** start **

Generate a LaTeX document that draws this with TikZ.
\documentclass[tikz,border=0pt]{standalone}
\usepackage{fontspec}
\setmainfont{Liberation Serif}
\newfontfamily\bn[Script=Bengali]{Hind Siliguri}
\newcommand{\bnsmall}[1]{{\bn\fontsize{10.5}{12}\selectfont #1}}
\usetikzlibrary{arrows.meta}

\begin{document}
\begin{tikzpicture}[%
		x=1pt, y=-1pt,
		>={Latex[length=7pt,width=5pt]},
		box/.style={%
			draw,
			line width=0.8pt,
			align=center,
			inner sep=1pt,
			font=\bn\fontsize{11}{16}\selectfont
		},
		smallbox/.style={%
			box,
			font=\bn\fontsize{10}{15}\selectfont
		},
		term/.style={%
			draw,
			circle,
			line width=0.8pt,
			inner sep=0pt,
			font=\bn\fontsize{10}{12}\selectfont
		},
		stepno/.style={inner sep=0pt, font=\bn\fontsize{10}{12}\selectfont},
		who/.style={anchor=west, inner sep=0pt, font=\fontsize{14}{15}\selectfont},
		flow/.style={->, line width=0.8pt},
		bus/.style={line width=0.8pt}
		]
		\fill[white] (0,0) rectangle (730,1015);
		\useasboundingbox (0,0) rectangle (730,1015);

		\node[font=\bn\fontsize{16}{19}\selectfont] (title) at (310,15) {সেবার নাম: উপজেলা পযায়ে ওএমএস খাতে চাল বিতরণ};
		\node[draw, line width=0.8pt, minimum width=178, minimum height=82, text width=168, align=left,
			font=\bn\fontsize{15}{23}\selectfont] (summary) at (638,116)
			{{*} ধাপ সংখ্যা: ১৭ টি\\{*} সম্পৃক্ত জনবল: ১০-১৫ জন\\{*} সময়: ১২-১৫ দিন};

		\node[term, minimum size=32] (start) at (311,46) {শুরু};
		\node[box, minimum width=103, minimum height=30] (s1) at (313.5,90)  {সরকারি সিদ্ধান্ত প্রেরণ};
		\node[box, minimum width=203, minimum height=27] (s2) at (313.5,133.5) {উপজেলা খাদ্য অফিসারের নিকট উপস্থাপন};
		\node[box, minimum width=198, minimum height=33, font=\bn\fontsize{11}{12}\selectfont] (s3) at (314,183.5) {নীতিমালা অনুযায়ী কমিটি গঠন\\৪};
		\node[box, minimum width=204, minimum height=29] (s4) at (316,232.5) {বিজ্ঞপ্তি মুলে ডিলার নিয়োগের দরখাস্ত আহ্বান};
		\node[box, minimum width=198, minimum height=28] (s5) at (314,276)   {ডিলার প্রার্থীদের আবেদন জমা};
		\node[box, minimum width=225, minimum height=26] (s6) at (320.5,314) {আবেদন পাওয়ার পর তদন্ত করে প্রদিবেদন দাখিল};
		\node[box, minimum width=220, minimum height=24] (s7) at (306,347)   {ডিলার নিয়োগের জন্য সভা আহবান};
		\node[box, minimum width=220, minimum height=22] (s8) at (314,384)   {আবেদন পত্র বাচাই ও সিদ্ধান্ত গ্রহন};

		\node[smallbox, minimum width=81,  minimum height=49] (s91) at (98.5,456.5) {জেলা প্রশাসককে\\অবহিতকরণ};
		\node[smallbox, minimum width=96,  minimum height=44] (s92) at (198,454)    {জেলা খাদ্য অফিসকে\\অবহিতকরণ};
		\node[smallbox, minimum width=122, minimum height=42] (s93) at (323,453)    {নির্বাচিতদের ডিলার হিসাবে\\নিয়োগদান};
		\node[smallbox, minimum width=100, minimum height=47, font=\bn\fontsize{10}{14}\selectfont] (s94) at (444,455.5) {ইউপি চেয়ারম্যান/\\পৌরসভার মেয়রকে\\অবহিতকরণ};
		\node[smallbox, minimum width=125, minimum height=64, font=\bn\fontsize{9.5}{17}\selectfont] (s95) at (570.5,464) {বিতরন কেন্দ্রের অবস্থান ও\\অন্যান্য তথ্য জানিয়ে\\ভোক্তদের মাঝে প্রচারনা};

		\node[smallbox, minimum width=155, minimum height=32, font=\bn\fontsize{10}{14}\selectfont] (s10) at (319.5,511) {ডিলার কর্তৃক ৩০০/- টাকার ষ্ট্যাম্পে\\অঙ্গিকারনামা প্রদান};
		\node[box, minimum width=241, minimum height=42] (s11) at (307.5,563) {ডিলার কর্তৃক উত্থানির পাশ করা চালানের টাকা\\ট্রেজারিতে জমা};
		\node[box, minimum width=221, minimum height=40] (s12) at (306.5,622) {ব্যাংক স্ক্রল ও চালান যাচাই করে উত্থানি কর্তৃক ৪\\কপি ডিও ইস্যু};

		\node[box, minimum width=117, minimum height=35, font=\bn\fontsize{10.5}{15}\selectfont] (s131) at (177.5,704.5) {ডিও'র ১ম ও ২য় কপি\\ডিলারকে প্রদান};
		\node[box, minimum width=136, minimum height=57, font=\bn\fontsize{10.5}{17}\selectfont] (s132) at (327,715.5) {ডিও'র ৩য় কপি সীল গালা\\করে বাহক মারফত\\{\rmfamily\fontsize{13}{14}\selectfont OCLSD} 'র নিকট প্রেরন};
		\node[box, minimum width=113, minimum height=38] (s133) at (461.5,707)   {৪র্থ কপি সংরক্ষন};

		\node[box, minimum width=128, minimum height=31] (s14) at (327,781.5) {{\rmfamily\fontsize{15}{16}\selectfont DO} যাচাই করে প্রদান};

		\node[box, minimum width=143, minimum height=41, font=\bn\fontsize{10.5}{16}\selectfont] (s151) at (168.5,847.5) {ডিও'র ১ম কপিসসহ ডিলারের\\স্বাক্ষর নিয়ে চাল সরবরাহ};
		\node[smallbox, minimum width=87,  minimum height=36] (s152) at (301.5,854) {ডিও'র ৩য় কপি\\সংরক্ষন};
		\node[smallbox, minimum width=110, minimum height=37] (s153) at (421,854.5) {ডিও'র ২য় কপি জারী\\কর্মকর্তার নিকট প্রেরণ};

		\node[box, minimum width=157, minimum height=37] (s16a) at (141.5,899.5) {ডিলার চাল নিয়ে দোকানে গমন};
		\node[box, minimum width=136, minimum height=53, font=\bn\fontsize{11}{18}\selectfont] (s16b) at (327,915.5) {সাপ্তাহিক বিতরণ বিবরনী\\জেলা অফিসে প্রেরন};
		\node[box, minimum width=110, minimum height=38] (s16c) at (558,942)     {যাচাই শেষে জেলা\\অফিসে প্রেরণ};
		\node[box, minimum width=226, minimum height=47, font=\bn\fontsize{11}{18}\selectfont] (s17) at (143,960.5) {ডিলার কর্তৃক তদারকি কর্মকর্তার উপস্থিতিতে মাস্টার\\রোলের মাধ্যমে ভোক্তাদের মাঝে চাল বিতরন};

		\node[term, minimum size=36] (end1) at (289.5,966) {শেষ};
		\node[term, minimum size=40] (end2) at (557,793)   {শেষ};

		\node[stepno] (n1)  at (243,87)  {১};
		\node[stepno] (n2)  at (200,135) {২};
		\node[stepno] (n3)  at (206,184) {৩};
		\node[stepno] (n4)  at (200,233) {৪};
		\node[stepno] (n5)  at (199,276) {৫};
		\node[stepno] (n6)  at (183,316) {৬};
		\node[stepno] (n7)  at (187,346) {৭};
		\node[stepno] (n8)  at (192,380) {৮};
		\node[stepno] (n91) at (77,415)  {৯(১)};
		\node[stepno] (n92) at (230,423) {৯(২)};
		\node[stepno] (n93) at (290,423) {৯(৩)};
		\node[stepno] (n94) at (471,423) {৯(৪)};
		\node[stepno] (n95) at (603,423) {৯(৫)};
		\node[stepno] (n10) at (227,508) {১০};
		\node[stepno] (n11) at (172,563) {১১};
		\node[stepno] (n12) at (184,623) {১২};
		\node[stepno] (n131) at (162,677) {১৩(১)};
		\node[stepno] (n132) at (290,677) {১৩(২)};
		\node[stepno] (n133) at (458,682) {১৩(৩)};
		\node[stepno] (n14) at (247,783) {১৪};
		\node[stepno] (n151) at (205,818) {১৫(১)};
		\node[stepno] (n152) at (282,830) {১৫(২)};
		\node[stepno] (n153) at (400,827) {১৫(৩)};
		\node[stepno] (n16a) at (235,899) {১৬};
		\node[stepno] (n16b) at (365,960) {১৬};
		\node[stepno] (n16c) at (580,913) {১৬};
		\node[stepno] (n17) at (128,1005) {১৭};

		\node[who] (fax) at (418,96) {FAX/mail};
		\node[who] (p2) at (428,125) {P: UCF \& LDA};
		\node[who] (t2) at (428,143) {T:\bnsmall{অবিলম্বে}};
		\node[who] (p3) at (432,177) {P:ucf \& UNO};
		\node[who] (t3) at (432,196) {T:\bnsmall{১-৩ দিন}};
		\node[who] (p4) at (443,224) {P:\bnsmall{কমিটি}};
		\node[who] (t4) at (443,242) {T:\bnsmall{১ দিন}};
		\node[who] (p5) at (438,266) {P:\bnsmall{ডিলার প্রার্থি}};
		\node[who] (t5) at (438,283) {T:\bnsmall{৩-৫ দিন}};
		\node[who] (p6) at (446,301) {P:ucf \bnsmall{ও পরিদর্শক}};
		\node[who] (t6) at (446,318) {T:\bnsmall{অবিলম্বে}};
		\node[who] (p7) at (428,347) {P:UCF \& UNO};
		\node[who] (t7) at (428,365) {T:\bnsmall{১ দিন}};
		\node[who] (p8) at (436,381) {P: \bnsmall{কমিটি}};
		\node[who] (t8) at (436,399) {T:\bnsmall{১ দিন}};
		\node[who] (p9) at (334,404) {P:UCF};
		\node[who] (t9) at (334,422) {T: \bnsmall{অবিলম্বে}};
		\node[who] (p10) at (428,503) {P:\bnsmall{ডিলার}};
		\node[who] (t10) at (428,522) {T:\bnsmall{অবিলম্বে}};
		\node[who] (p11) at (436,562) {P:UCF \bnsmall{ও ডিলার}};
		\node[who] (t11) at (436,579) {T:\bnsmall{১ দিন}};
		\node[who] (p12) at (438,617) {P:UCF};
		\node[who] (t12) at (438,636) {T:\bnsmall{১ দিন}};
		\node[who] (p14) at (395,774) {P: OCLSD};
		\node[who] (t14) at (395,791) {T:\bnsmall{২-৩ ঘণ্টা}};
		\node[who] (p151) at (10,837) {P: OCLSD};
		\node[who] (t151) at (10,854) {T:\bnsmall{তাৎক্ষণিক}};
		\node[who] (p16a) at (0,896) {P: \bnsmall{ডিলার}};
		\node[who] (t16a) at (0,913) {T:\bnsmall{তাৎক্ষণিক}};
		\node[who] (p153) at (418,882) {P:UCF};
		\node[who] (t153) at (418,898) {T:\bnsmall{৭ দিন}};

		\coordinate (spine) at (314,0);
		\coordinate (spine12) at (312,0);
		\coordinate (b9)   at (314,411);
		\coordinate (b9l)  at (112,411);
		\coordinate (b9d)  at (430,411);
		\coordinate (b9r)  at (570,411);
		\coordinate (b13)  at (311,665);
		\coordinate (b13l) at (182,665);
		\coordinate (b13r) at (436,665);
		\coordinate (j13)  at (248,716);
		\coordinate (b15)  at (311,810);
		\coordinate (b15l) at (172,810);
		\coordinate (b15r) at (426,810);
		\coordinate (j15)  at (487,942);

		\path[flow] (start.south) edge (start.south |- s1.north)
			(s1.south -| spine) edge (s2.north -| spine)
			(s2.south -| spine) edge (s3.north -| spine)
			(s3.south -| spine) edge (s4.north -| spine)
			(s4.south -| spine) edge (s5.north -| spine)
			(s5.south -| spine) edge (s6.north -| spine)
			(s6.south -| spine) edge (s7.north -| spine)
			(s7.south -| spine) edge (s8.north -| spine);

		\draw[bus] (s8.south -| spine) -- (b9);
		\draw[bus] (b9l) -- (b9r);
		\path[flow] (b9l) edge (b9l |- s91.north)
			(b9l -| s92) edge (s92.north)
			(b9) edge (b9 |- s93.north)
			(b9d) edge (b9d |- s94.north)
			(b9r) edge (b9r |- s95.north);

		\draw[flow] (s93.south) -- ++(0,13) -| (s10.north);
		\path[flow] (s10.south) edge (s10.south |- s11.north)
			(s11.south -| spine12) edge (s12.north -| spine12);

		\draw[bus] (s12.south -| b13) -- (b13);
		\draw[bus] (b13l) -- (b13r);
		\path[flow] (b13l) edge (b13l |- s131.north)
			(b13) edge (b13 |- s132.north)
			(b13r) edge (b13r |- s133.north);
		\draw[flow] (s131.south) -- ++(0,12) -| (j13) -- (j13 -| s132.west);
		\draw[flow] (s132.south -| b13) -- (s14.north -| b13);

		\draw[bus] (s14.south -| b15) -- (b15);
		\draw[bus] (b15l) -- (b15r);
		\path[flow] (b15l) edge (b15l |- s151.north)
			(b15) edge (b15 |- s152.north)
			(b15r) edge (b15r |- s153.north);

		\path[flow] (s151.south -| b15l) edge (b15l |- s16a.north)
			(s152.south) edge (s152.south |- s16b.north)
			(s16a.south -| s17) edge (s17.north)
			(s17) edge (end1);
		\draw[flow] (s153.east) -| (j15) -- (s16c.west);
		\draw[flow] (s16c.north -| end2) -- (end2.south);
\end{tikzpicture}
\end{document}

** end **

What the exercise asks — Set down the lines above as they stand, starting with the first line and ending with the line that contains "ধাপ সংখ্যা: ১৭".

Answer —
Generate a LaTeX document that draws this with TikZ.
\documentclass[tikz,border=0pt]{standalone}
\usepackage{fontspec}
\setmainfont{Liberation Serif}
\newfontfamily\bn[Script=Bengali]{Hind Siliguri}
\newcommand{\bnsmall}[1]{{\bn\fontsize{10.5}{12}\selectfont #1}}
\usetikzlibrary{arrows.meta}

\begin{document}
\begin{tikzpicture}[%
		x=1pt, y=-1pt,
		>={Latex[length=7pt,width=5pt]},
		box/.style={%
			draw,
			line width=0.8pt,
			align=center,
			inner sep=1pt,
			font=\bn\fontsize{11}{16}\selectfont
		},
		smallbox/.style={%
			box,
			font=\bn\fontsize{10}{15}\selectfont
		},
		term/.style={%
			draw,
			circle,
			line width=0.8pt,
			inner sep=0pt,
			font=\bn\fontsize{10}{12}\selectfont
		},
		stepno/.style={inner sep=0pt, font=\bn\fontsize{10}{12}\selectfont},
		who/.style={anchor=west, inner sep=0pt, font=\fontsize{14}{15}\selectfont},
		flow/.style={->, line width=0.8pt},
		bus/.style={line width=0.8pt}
		]
		\fill[white] (0,0) rectangle (730,1015);
		\useasboundingbox (0,0) rectangle (730,1015);

		\node[font=\bn\fontsize{16}{19}\selectfont] (title) at (310,15) {সেবার নাম: উপজেলা পযায়ে ওএমএস খাতে চাল বিতরণ};
		\node[draw, line width=0.8pt, minimum width=178, minimum height=82, text width=168, align=left,
			font=\bn\fontsize{15}{23}\selectfont] (summary) at (638,116)
			{{*} ধাপ সংখ্যা: ১৭ টি\\{*} সম্পৃক্ত জনবল: ১০-১৫ জন\\{*} সময়: ১২-১৫ দিন};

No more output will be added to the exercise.